Nein. Nur weil die Sandinisten eine Gemeindewahl gewonnen haben, haben wir auf Gemeindeebene noch keine Gelder für eine bessere Gesundheitsversorgung. Die Mittel des Gesundheitsministeriums sind sehr gering.

Glauben Sie, dass ein Regierungswechsel 2006 für einschneidende Veränderungen sorgen könnte?

In Zukunft ist eine Änderung der Politik nicht zu erwarten. Die meisten Menschen in Nicaragua haben keinen Zugang zur Gesundheitsversorgung. Ich glaube, eine Veränderung unseres Sozialsystems hängt mehr davon ab, wer im Weißen Haus sitzt, als davon, wer Präsident in Nicaragua ist. Es hängt auch davon ab, wie unsere Regierung verhandelt – mit dem Internationalen Währungsfond und der Weltbank.
Nur mit entsprechendem Verhandlungswillen und entsprechender Kompetenz kann die Privatisierungswelle von sozialen Dienstleistungen aufgehalten werden. Beides existiert momentan nicht. Bolaños akzeptiert blind alles, was Nicaragua von außen auferlegt wird.

Sie arbeiten auch in Organisationen in Guatemala und El Salvador. Haben die zentralamerikanischen Staaten alle ähnliche Probleme ?

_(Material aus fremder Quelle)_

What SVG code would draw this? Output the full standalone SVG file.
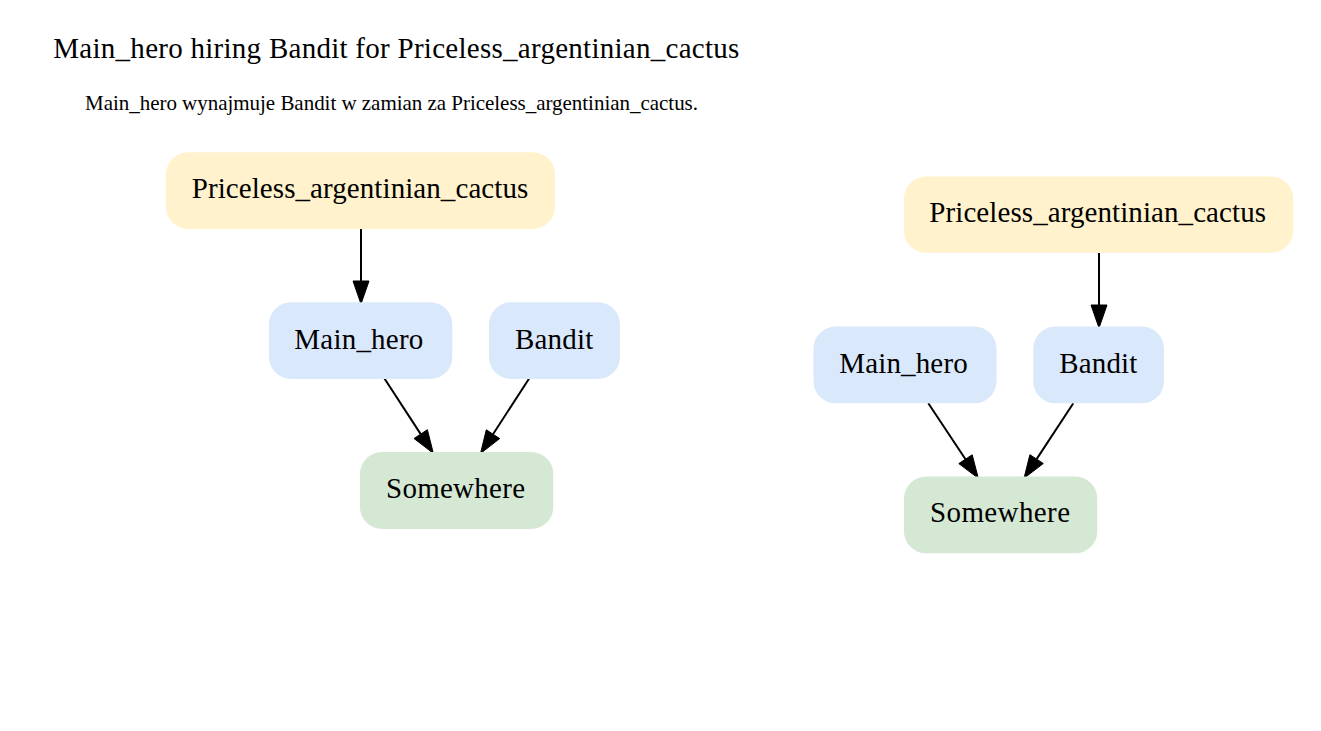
<svg xmlns="http://www.w3.org/2000/svg" width="1321" height="731" viewBox="0 0 1321 731">
<style>
.title{font-family:"Liberation Serif","Times New Roman",serif;font-size:29px;fill:#000}
.sub{font-family:"Liberation Serif","Times New Roman",serif;font-size:21px;fill:#000}
.lbl{font-family:"Liberation Serif","Times New Roman",serif;font-size:29px;fill:#000}
.item{fill:#fff2cc}
.char{fill:#dae8fc}
.place{fill:#d5e8d4}
.edge{stroke:#000;stroke-width:2;fill:none}
.head{fill:#000;stroke:#000;stroke-width:1}
</style>
<rect width="1321" height="731" fill="#fff"/>
<text class="title" x="53.3" y="57.5" textLength="686">Main_hero hiring Bandit for Priceless_argentinian_cactus</text>
<text class="sub" x="85" y="110" textLength="613">Main_hero wynajmuje Bandit w zamian za Priceless_argentinian_cactus.</text>

<g id="connectors">
<line class="edge" x1="361" y1="229" x2="361" y2="282"/>
<polygon class="head" points="353,281 369,281 361,304"/>
<line class="edge" x1="384.3" y1="378.3" x2="420.7" y2="434.1"/>
<polygon class="head" points="414,438.5 427.4,429.7 433.3,453.3"/>
<line class="edge" x1="529.3" y1="378.3" x2="493" y2="434.2"/>
<polygon class="head" points="499.7,438.6 486.3,429.8 480.5,453.5"/>
<line class="edge" x1="1099" y1="253" x2="1099" y2="306"/>
<polygon class="head" points="1091,305 1107,305 1099,328"/>
<line class="edge" x1="928.3" y1="403.3" x2="965.5" y2="459.2"/>
<polygon class="head" points="958.8,463.6 972.2,454.8 978.3,478.3"/>
<line class="edge" x1="1073.3" y1="403.3" x2="1036.6" y2="459.1"/>
<polygon class="head" points="1043.3,463.5 1029.9,454.7 1024,478.3"/>
</g>

<g id="cactus-left">
<rect class="item" x="166" y="152.3" width="389" height="76.7" rx="22"/>
<text class="lbl" x="191.7" y="198.3" textLength="336.6">Priceless_argentinian_cactus</text>
</g>
<g id="main-hero-left">
<rect class="char" x="269" y="302.3" width="183.3" height="76.7" rx="22"/>
<text class="lbl" x="294.3" y="349" textLength="129">Main_hero</text>
</g>
<g id="bandit-left">
<rect class="char" x="489" y="302.3" width="131" height="76.7" rx="22"/>
<text class="lbl" x="515" y="349" textLength="78.3">Bandit</text>
</g>
<g id="somewhere-left">
<rect class="place" x="360" y="452" width="193.3" height="77" rx="22"/>
<text class="lbl" x="386" y="498.3" textLength="139">Somewhere</text>
</g>

<g id="cactus-right">
<rect class="item" x="904" y="176.5" width="389.3" height="76.3" rx="22"/>
<text class="lbl" x="929.3" y="222.3" textLength="336.7">Priceless_argentinian_cactus</text>
</g>
<g id="main-hero-right">
<rect class="char" x="813.5" y="326.5" width="183" height="76.8" rx="22"/>
<text class="lbl" x="839.3" y="373" textLength="128.4">Main_hero</text>
</g>
<g id="bandit-right">
<rect class="char" x="1033.3" y="326.5" width="130.7" height="76.8" rx="22"/>
<text class="lbl" x="1059.3" y="373" textLength="78">Bandit</text>
</g>
<g id="somewhere-right">
<rect class="place" x="904" y="476.5" width="193.3" height="76.8" rx="22"/>
<text class="lbl" x="930" y="522.3" textLength="140">Somewhere</text>
</g>
</svg>
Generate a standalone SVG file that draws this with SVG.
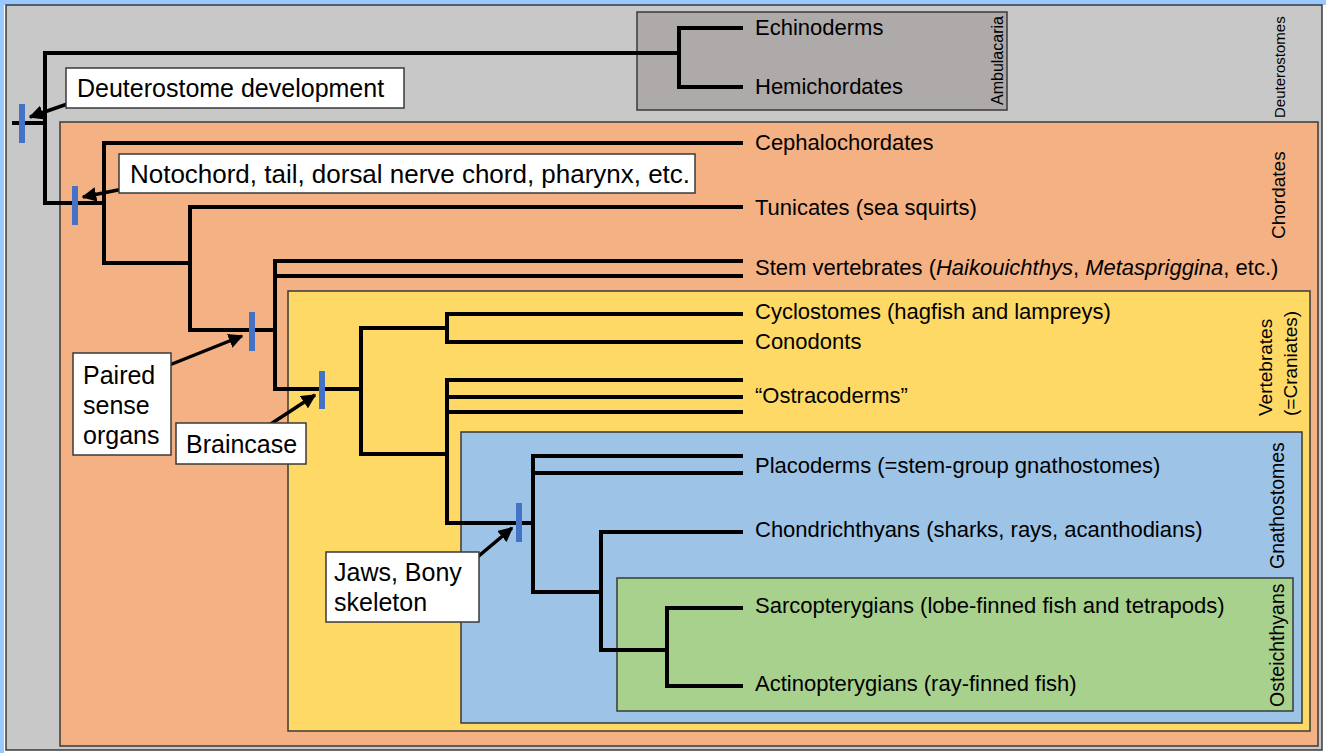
<svg xmlns="http://www.w3.org/2000/svg" width="1326" height="753" viewBox="0 0 1326 753">
<defs>
<style>
.box{stroke:#3a3a3a;stroke-width:1.5}
.lbl{fill:#fff;stroke:#3a3a3a;stroke-width:1.5}
.t{font-family:"Liberation Sans",Arial,sans-serif;font-size:22px;fill:#000}
.bt{font-family:"Liberation Sans",Arial,sans-serif;font-size:25px;fill:#000}
.vt{font-family:"Liberation Sans",Arial,sans-serif;font-size:19px;fill:#000}
.tree{fill:none;stroke:#000;stroke-width:4;stroke-linejoin:miter}
.mk{fill:#4472c4}
.arr{stroke:#000;stroke-width:3.5;fill:none}
</style>
<marker id="ah" viewBox="0 0 10 10" refX="9" refY="5" markerWidth="4.2" markerHeight="4.2" orient="auto" markerUnits="strokeWidth">
<path d="M0,0 L10,5 L0,10 Z" fill="#000"/>
</marker>
</defs>
<rect x="0" y="0" width="1326" height="753" fill="#99c9ff"/>
<rect x="4" y="5" width="1322" height="748" fill="#ffffff"/>
<g id="deuterostomes">
<rect class="box" x="6" y="5" width="1316" height="745" fill="#c8c8c8"/>
<text class="vt" transform="translate(1285,118) rotate(-90)" style="font-size:15px">Deuterostomes</text>
</g>
<g id="ambulacaria">
<rect class="box" x="637" y="12" width="370" height="98" fill="#aeaaa9"/>
<text class="vt" transform="translate(1003,105) rotate(-90)" style="font-size:16px">Ambulacaria</text>
</g>
<g id="chordates">
<rect class="box" x="60" y="122" width="1258" height="624" fill="#f4b183"/>
<text class="vt" transform="translate(1285,239) rotate(-90)">Chordates</text>
</g>
<g id="vertebrates">
<rect class="box" x="288" y="291" width="1022" height="440" fill="#ffd966"/>
<text class="vt" transform="translate(1272,416) rotate(-90)">Vertebrates</text>
<text class="vt" transform="translate(1297,416) rotate(-90)">(=Craniates)</text>
</g>
<g id="gnathostomes">
<rect class="box" x="461" y="432" width="841" height="291" fill="#9dc3e6"/>
<text class="vt" transform="translate(1284,569) rotate(-90)" style="font-size:19.5px">Gnathostomes</text>
</g>
<g id="osteichthyans">
<rect class="box" x="617" y="578" width="676" height="133" fill="#a9d18e"/>
<text class="vt" transform="translate(1284,707) rotate(-90)" style="font-size:19.5px">Osteichthyans</text>
</g>
<g id="connectors">
<path class="tree" d="M12,123 H45 M679,53 H45 V203 H104 M743,28 H679 V87 H743"/>
<path class="tree" d="M743,143 H104 V263 H190 M743,207 H190 V330 H275"/>
<path class="tree" d="M743,261 H275 V389 H361 M275,276 H743"/>
<path class="tree" d="M743,314 H447 V342 H743 M447,328 H361 V454 H447"/>
<path class="tree" d="M743,380 H447 V523 H533 M447,397 H743 M447,412 H743"/>
<path class="tree" d="M743,456 H533 V592 H601 M533,473 H743"/>
<path class="tree" d="M743,532 H601 V650 H667 M743,608 H667 V686 H743"/>
<line class="arr" x1="73" y1="102" x2="30" y2="117" marker-end="url(#ah)"/>
<line class="arr" x1="128" y1="188" x2="83" y2="197" marker-end="url(#ah)"/>
<line class="arr" x1="162" y1="368" x2="242" y2="336" marker-end="url(#ah)"/>
<line class="arr" x1="257" y1="433" x2="315" y2="395" marker-end="url(#ah)"/>
<line class="arr" x1="468" y1="565" x2="512" y2="528" marker-end="url(#ah)"/>
</g>
<g id="markers">
<rect class="mk" x="19" y="104" width="6" height="39"/>
<rect class="mk" x="72" y="186" width="6" height="39"/>
<rect class="mk" x="249" y="312" width="6" height="39"/>
<rect class="mk" x="319" y="371" width="6" height="38"/>
<rect class="mk" x="516" y="503" width="6" height="39"/>
</g>
<g id="label-deuterostome-development">
<rect class="lbl" x="66" y="68" width="338" height="40"/>
<text class="bt" x="77" y="97">Deuterostome development</text>
</g>
<g id="label-notochord">
<rect class="lbl" x="119" y="154" width="576" height="39"/>
<text class="bt" x="130" y="183" textLength="560" lengthAdjust="spacingAndGlyphs">Notochord, tail, dorsal nerve chord, pharynx, etc.</text>
</g>
<g id="label-paired">
<rect class="lbl" x="73" y="353" width="98" height="102"/>
<text class="bt" x="83" y="384">Paired</text>
<text class="bt" x="83" y="414">sense</text>
<text class="bt" x="83" y="444">organs</text>
</g>
<g id="label-braincase">
<rect class="lbl" x="176" y="423" width="130" height="41"/>
<text class="bt" x="186" y="453">Braincase</text>
</g>
<g id="label-jaws">
<rect class="lbl" x="326" y="552" width="153" height="70"/>
<text class="bt" x="334" y="581">Jaws, Bony</text>
<text class="bt" x="334" y="611">skeleton</text>
</g>
<g id="taxa">
<text class="t" x="755" y="35">Echinoderms</text>
<text class="t" x="755" y="94">Hemichordates</text>
<text class="t" x="755" y="150">Cephalochordates</text>
<text class="t" x="755" y="215">Tunicates (sea squirts)</text>
<text class="t" x="755" y="275">Stem vertebrates (<tspan font-style="italic">Haikouichthys</tspan>, <tspan font-style="italic">Metaspriggina</tspan>, etc.)</text>
<text class="t" x="755" y="319">Cyclostomes (hagfish and lampreys)</text>
<text class="t" x="755" y="349">Conodonts</text>
<text class="t" x="755" y="403">“Ostracoderms”</text>
<text class="t" x="755" y="473">Placoderms (=stem-group gnathostomes)</text>
<text class="t" x="755" y="537">Chondrichthyans (sharks, rays, acanthodians)</text>
<text class="t" x="755" y="613">Sarcopterygians (lobe-finned fish and tetrapods)</text>
<text class="t" x="755" y="691">Actinopterygians (ray-finned fish)</text>
</g>
</svg>
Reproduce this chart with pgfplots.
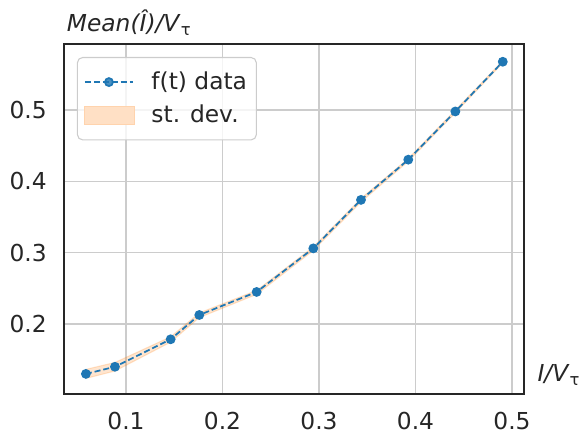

Ja, die Modernisierung im Gesundheitssektor läuft überall ähnlich. Aber der Umgang der Regierungen mit den Problemen ist unterschiedlich.
Der Präsident in Guatemala, der seit einem Jahr regiert, ist beispielsweise zu Verhandlungen und Kooperationen mit Bürgerinitiativen und anderen zivilen Organisationen bereit, die sich für Gesundheitsfürsorge einsetzen. In El Salvador war die Mehrheit der Bevölkerung gegen ein Dekret, mit dem der Präsident das Sozialversicherungssystem privatisieren wollte. Sie protestierten und verhinderten letztlich die Privatisierung.
Das ist ein sehr bedeutender Sieg für alle Bürger in Zentralamerika.